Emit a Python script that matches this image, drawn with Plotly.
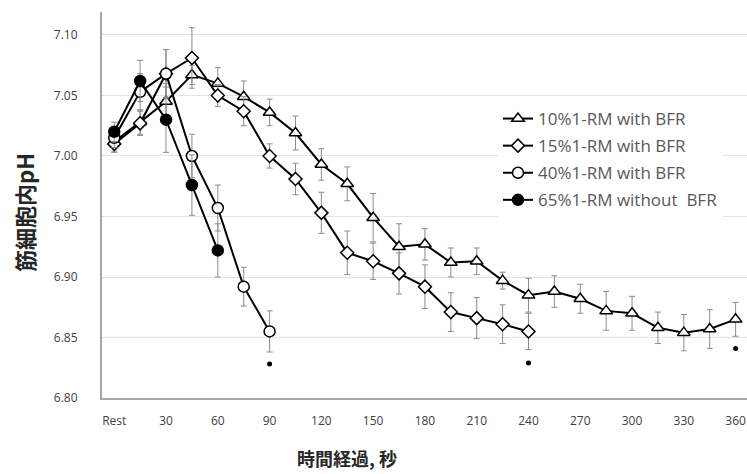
import plotly.graph_objects as go

# ---- data ----
t10 = [0, 15, 30, 45, 60, 75, 90, 105, 120, 135, 150, 165, 180, 195, 210, 225, 240,
       255, 270, 285, 300, 315, 330, 345, 360]
ph10 = [7.012, 7.028, 7.045, 7.067, 7.060, 7.049, 7.036, 7.019, 6.993, 6.977, 6.949,
        6.925, 6.927, 6.912, 6.913, 6.897, 6.885, 6.888, 6.882, 6.872, 6.870, 6.858,
        6.854, 6.857, 6.865]
err10 = [0.008, 0.010, 0.015, 0.008, 0.013, 0.013, 0.011, 0.014, 0.013, 0.014, 0.020,
         0.019, 0.013, 0.012, 0.011, 0.007, 0.014, 0.013, 0.012, 0.016, 0.014, 0.013,
         0.015, 0.016, 0.014]

t15 = [0, 15, 30, 45, 60, 75, 90, 105, 120, 135, 150, 165, 180, 195, 210, 225, 240]
ph15 = [7.010, 7.027, 7.068, 7.081, 7.050, 7.037, 7.000, 6.981, 6.953, 6.920, 6.913,
        6.903, 6.892, 6.871, 6.866, 6.861, 6.855]
err15 = [0.007, 0.010, 0.020, 0.025, 0.009, 0.012, 0.010, 0.013, 0.017, 0.018, 0.015,
         0.017, 0.018, 0.016, 0.017, 0.016, 0.015]

t40 = [0, 15, 30, 45, 60, 75, 90]
ph40 = [7.015, 7.053, 7.068, 7.000, 6.957, 6.892, 6.855]
err40 = [0.008, 0.015, 0.020, 0.018, 0.019, 0.016, 0.017]

t65 = [0, 15, 30, 45, 60]
ph65 = [7.020, 7.062, 7.030, 6.976, 6.922]
err65 = [0.008, 0.017, 0.027, 0.025, 0.022]

sig_t = [90, 240, 360]
sig_y = [6.828, 6.829, 6.841]

names = ["10%1-RM with BFR", "15%1-RM with BFR", "40%1-RM with BFR", "65%1-RM without  BFR"]

x_tickvals = [0, 30, 60, 90, 120, 150, 180, 210, 240, 270, 300, 330, 360]
x_ticktext = ["Rest", "30", "60", "90", "120", "150", "180", "210", "240", "270", "300", "330", "360"]
y_tickvals = [6.80, 6.85, 6.90, 6.95, 7.00, 7.05, 7.10]
y_ticktext = ["6.80", "6.85", "6.90", "6.95", "7.00", "7.05", "7.10"]

x_title = "時間経過, 秒"
y_title = "筋細胞内pH"

fig = go.Figure()

series = [
    (t10, ph10, err10, names[0], "triangle-up", 11, "white"),
    (t15, ph15, err15, names[1], "diamond", 10, "white"),
    (t40, ph40, err40, names[2], "circle", 11, "white"),
    (t65, ph65, err65, names[3], "circle", 11, "black"),
]
for i, (tx, py, er, nm, sym, sz, fc) in enumerate(series):
    fig.add_trace(go.Scatter(
        x=tx, y=py, name=nm, mode="lines+markers",
        legendgroup=f"g{i}",
        line=dict(color="black", width=2),
        marker=dict(symbol=sym, size=sz, color=fc, line=dict(color="black", width=1.5)),
        error_y=dict(type="data", array=er, visible=True, color="#8c8c8c",
                     thickness=1, width=3),
    ))

fig.add_trace(go.Scatter(
    x=sig_t, y=sig_y, mode="markers", showlegend=False,
    marker=dict(symbol="circle", size=5, color="black"),
))

W, H = 747, 474
ML, MR, MT, MB = 102, 0, 12, 76
pw, ph = W - ML - MR, H - MT - MB

fig.update_layout(
    width=W, height=H,
    margin=dict(l=ML, r=MR, t=MT, b=MB),
    paper_bgcolor="white", plot_bgcolor="white",
    font=dict(family="Open Sans, DejaVu Sans", color="#404040"),
    legend=dict(
        x=(498 - ML) / pw, y=(398 - 101) / ph, xanchor="left", yanchor="top",
        bgcolor="white", font=dict(size=17, color="#595959"),
        traceorder="grouped", tracegroupgap=2,
    ),
    xaxis=dict(
        range=[-7.1, 366.6], tickvals=x_tickvals, ticktext=x_ticktext,
        showgrid=False, zeroline=False, showline=True, linecolor="#a6a6a6",
        linewidth=2, ticks="", tickfont=dict(size=12, color="#404040"),
        ticklabelstandoff=11, automargin=False,
    ),
    yaxis=dict(
        range=[6.80, 7.119], tickvals=y_tickvals, ticktext=y_ticktext,
        showgrid=True, gridcolor="#e3e3e3", gridwidth=1, zeroline=False,
        showline=True, linecolor="#a6a6a6", linewidth=2, ticks="",
        tickfont=dict(size=12, color="#404040"), ticklabelstandoff=20,
        automargin=False,
    ),
    annotations=[
        dict(text=x_title, xref="paper", yref="paper",
             x=(347 - ML) / pw, y=-(458 - (H - MB)) / ph,
             xanchor="center", yanchor="middle", showarrow=False,
             font=dict(family="Noto Sans CJK JP", size=18, color="#262626", weight="bold")),
        dict(text=y_title, xref="paper", yref="paper",
             x=-(ML - 24) / pw, y=(H - MB - 213) / ph, textangle=-90,
             xanchor="center", yanchor="middle", showarrow=False,
             font=dict(family="Noto Sans CJK JP", size=22, color="#262626", weight="bold")),
    ],
)

fig.write_html("out.html", config={"displayModeBar": False},
               post_script="document.body.style.margin='0';document.body.style.overflow='hidden';")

----

What you have to do: Gather all lines from the listing above in which "with" occurs.

Output below:
Emit a Python script that matches this image, drawn with Plotly.
names = ["10%1-RM with BFR", "15%1-RM with BFR", "40%1-RM with BFR", "65%1-RM without  BFR"]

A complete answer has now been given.